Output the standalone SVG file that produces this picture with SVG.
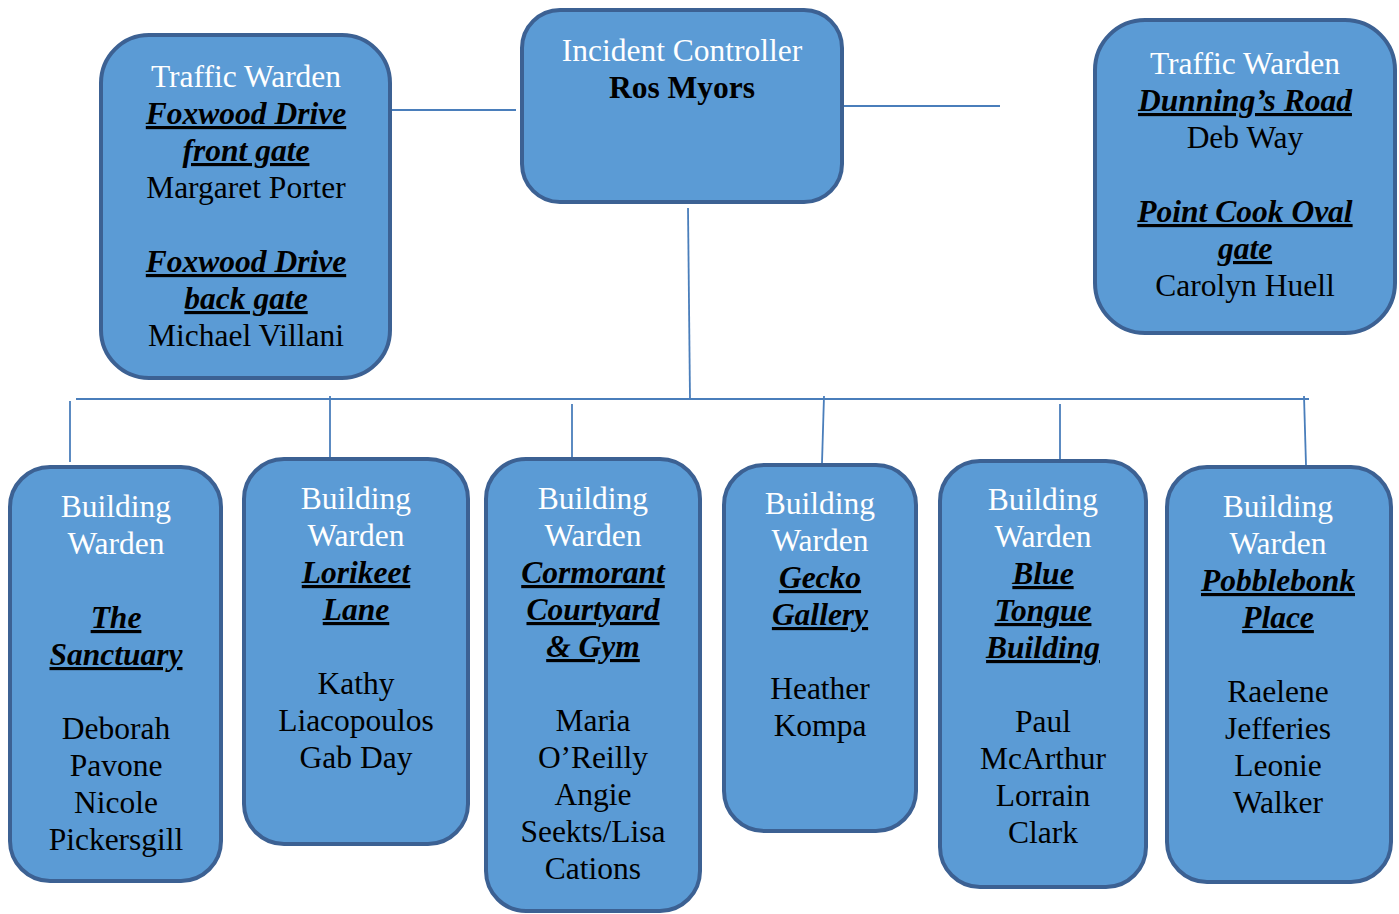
<svg xmlns="http://www.w3.org/2000/svg" width="1399" height="914" viewBox="0 0 1399 914">
<style>
.box{fill:#5B9BD5;stroke:#3C6193;stroke-width:4}
.con line{stroke:#4A7EBB;stroke-width:1.8;fill:none}
text{font-family:"Liberation Serif","Times New Roman",serif;font-size:31.5px;text-anchor:middle;fill:#000}
.w{fill:#fff}
.b{font-weight:bold}
.u{font-weight:bold;font-style:italic;text-decoration:underline;text-decoration-thickness:3px}
</style>
<rect width="1399" height="914" fill="#fff"/>
<g class="con" id="connectors">
<line x1="385" y1="110" x2="516" y2="110"/>
<line x1="843" y1="106" x2="1000" y2="106"/>
<line x1="688" y1="208" x2="690" y2="399"/>
<line x1="76" y1="399" x2="1309" y2="399"/>
<line x1="70" y1="401" x2="70" y2="462"/>
<line x1="330" y1="396" x2="330" y2="458"/>
<line x1="572" y1="404" x2="572" y2="458"/>
<line x1="824" y1="396" x2="822" y2="463"/>
<line x1="1060" y1="404" x2="1060" y2="460"/>
<line x1="1304" y1="396" x2="1306" y2="465"/>
</g>
<g id="traffic-foxwood">
<rect class="box" x="101" y="35" width="289" height="343" rx="48"/>
<text x="246" y="87" class="w">Traffic Warden</text>
<text x="246" y="124" class="u">Foxwood Drive</text>
<text x="246" y="161" class="u">front gate</text>
<text x="246" y="198">Margaret Porter</text>
<text x="246" y="272" class="u">Foxwood Drive</text>
<text x="246" y="309" class="u">back gate</text>
<text x="246" y="346">Michael Villani</text>
</g>
<g id="incident-controller">
<rect class="box" x="522" y="10" width="320" height="192" rx="38"/>
<text x="682" y="61" class="w">Incident Controller</text>
<text x="682" y="98" class="b">Ros Myors</text>
</g>
<g id="traffic-dunning">
<rect class="box" x="1095" y="20" width="300" height="313" rx="50"/>
<text x="1245" y="74" class="w">Traffic Warden</text>
<text x="1245" y="111" class="u">Dunning’s Road</text>
<text x="1245" y="148">Deb Way</text>
<text x="1245" y="222" class="u">Point Cook Oval</text>
<text x="1245" y="259" class="u">gate</text>
<text x="1245" y="296">Carolyn Huell</text>
</g>
<g id="bw-sanctuary">
<rect class="box" x="10" y="467" width="211" height="414" rx="40"/>
<text x="116" y="517" class="w">Building</text>
<text x="116" y="554" class="w">Warden</text>
<text x="116" y="628" class="u">The</text>
<text x="116" y="665" class="u">Sanctuary</text>
<text x="116" y="739">Deborah</text>
<text x="116" y="776">Pavone</text>
<text x="116" y="813">Nicole</text>
<text x="116" y="850">Pickersgill</text>
</g>
<g id="bw-lorikeet">
<rect class="box" x="244" y="459" width="224" height="385" rx="40"/>
<text x="356" y="509" class="w">Building</text>
<text x="356" y="546" class="w">Warden</text>
<text x="356" y="583" class="u">Lorikeet</text>
<text x="356" y="620" class="u">Lane</text>
<text x="356" y="694">Kathy</text>
<text x="356" y="731">Liacopoulos</text>
<text x="356" y="768">Gab Day</text>
</g>
<g id="bw-cormorant">
<rect class="box" x="486" y="459" width="214" height="452" rx="40"/>
<text x="593" y="509" class="w">Building</text>
<text x="593" y="546" class="w">Warden</text>
<text x="593" y="583" class="u">Cormorant</text>
<text x="593" y="620" class="u">Courtyard</text>
<text x="593" y="657" class="u">&amp; Gym</text>
<text x="593" y="731">Maria</text>
<text x="593" y="768">O’Reilly</text>
<text x="593" y="805">Angie</text>
<text x="593" y="842">Seekts/Lisa</text>
<text x="593" y="879">Cations</text>
</g>
<g id="bw-gecko">
<rect class="box" x="724" y="465" width="192" height="366" rx="40"/>
<text x="820" y="514" class="w">Building</text>
<text x="820" y="551" class="w">Warden</text>
<text x="820" y="588" class="u">Gecko</text>
<text x="820" y="625" class="u">Gallery</text>
<text x="820" y="699">Heather</text>
<text x="820" y="736">Kompa</text>
</g>
<g id="bw-bluetongue">
<rect class="box" x="940" y="461" width="206" height="426" rx="40"/>
<text x="1043" y="510" class="w">Building</text>
<text x="1043" y="547" class="w">Warden</text>
<text x="1043" y="584" class="u">Blue</text>
<text x="1043" y="621" class="u">Tongue</text>
<text x="1043" y="658" class="u">Building</text>
<text x="1043" y="732">Paul</text>
<text x="1043" y="769">McArthur</text>
<text x="1043" y="806">Lorrain</text>
<text x="1043" y="843">Clark</text>
</g>
<g id="bw-pobblebonk">
<rect class="box" x="1167" y="467" width="224" height="415" rx="40"/>
<text x="1278" y="517" class="w">Building</text>
<text x="1278" y="554" class="w">Warden</text>
<text x="1278" y="591" class="u">Pobblebonk</text>
<text x="1278" y="628" class="u">Place</text>
<text x="1278" y="702">Raelene</text>
<text x="1278" y="739">Jefferies</text>
<text x="1278" y="776">Leonie</text>
<text x="1278" y="813">Walker</text>
</g>
</svg>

################

### Instructions for the task
Without including any pictures, reproduce the listing exactly.

### Written reply
Output the standalone SVG file that produces this picture with SVG.
<svg xmlns="http://www.w3.org/2000/svg" width="1399" height="914" viewBox="0 0 1399 914">
<style>
.box{fill:#5B9BD5;stroke:#3C6193;stroke-width:4}
.con line{stroke:#4A7EBB;stroke-width:1.8;fill:none}
text{font-family:"Liberation Serif","Times New Roman",serif;font-size:31.5px;text-anchor:middle;fill:#000}
.w{fill:#fff}
.b{font-weight:bold}
.u{font-weight:bold;font-style:italic;text-decoration:underline;text-decoration-thickness:3px}
</style>
<rect width="1399" height="914" fill="#fff"/>
<g class="con" id="connectors">
<line x1="385" y1="110" x2="516" y2="110"/>
<line x1="843" y1="106" x2="1000" y2="106"/>
<line x1="688" y1="208" x2="690" y2="399"/>
<line x1="76" y1="399" x2="1309" y2="399"/>
<line x1="70" y1="401" x2="70" y2="462"/>
<line x1="330" y1="396" x2="330" y2="458"/>
<line x1="572" y1="404" x2="572" y2="458"/>
<line x1="824" y1="396" x2="822" y2="463"/>
<line x1="1060" y1="404" x2="1060" y2="460"/>
<line x1="1304" y1="396" x2="1306" y2="465"/>
</g>
<g id="traffic-foxwood">
<rect class="box" x="101" y="35" width="289" height="343" rx="48"/>
<text x="246" y="87" class="w">Traffic Warden</text>
<text x="246" y="124" class="u">Foxwood Drive</text>
<text x="246" y="161" class="u">front gate</text>
<text x="246" y="198">Margaret Porter</text>
<text x="246" y="272" class="u">Foxwood Drive</text>
<text x="246" y="309" class="u">back gate</text>
<text x="246" y="346">Michael Villani</text>
</g>
<g id="incident-controller">
<rect class="box" x="522" y="10" width="320" height="192" rx="38"/>
<text x="682" y="61" class="w">Incident Controller</text>
<text x="682" y="98" class="b">Ros Myors</text>
</g>
<g id="traffic-dunning">
<rect class="box" x="1095" y="20" width="300" height="313" rx="50"/>
<text x="1245" y="74" class="w">Traffic Warden</text>
<text x="1245" y="111" class="u">Dunning’s Road</text>
<text x="1245" y="148">Deb Way</text>
<text x="1245" y="222" class="u">Point Cook Oval</text>
<text x="1245" y="259" class="u">gate</text>
<text x="1245" y="296">Carolyn Huell</text>
</g>
<g id="bw-sanctuary">
<rect class="box" x="10" y="467" width="211" height="414" rx="40"/>
<text x="116" y="517" class="w">Building</text>
<text x="116" y="554" class="w">Warden</text>
<text x="116" y="628" class="u">The</text>
<text x="116" y="665" class="u">Sanctuary</text>
<text x="116" y="739">Deborah</text>
<text x="116" y="776">Pavone</text>
<text x="116" y="813">Nicole</text>
<text x="116" y="850">Pickersgill</text>
</g>
<g id="bw-lorikeet">
<rect class="box" x="244" y="459" width="224" height="385" rx="40"/>
<text x="356" y="509" class="w">Building</text>
<text x="356" y="546" class="w">Warden</text>
<text x="356" y="583" class="u">Lorikeet</text>
<text x="356" y="620" class="u">Lane</text>
<text x="356" y="694">Kathy</text>
<text x="356" y="731">Liacopoulos</text>
<text x="356" y="768">Gab Day</text>
</g>
<g id="bw-cormorant">
<rect class="box" x="486" y="459" width="214" height="452" rx="40"/>
<text x="593" y="509" class="w">Building</text>
<text x="593" y="546" class="w">Warden</text>
<text x="593" y="583" class="u">Cormorant</text>
<text x="593" y="620" class="u">Courtyard</text>
<text x="593" y="657" class="u">&amp; Gym</text>
<text x="593" y="731">Maria</text>
<text x="593" y="768">O’Reilly</text>
<text x="593" y="805">Angie</text>
<text x="593" y="842">Seekts/Lisa</text>
<text x="593" y="879">Cations</text>
</g>
<g id="bw-gecko">
<rect class="box" x="724" y="465" width="192" height="366" rx="40"/>
<text x="820" y="514" class="w">Building</text>
<text x="820" y="551" class="w">Warden</text>
<text x="820" y="588" class="u">Gecko</text>
<text x="820" y="625" class="u">Gallery</text>
<text x="820" y="699">Heather</text>
<text x="820" y="736">Kompa</text>
</g>
<g id="bw-bluetongue">
<rect class="box" x="940" y="461" width="206" height="426" rx="40"/>
<text x="1043" y="510" class="w">Building</text>
<text x="1043" y="547" class="w">Warden</text>
<text x="1043" y="584" class="u">Blue</text>
<text x="1043" y="621" class="u">Tongue</text>
<text x="1043" y="658" class="u">Building</text>
<text x="1043" y="732">Paul</text>
<text x="1043" y="769">McArthur</text>
<text x="1043" y="806">Lorrain</text>
<text x="1043" y="843">Clark</text>
</g>
<g id="bw-pobblebonk">
<rect class="box" x="1167" y="467" width="224" height="415" rx="40"/>
<text x="1278" y="517" class="w">Building</text>
<text x="1278" y="554" class="w">Warden</text>
<text x="1278" y="591" class="u">Pobblebonk</text>
<text x="1278" y="628" class="u">Place</text>
<text x="1278" y="702">Raelene</text>
<text x="1278" y="739">Jefferies</text>
<text x="1278" y="776">Leonie</text>
<text x="1278" y="813">Walker</text>
</g>
</svg>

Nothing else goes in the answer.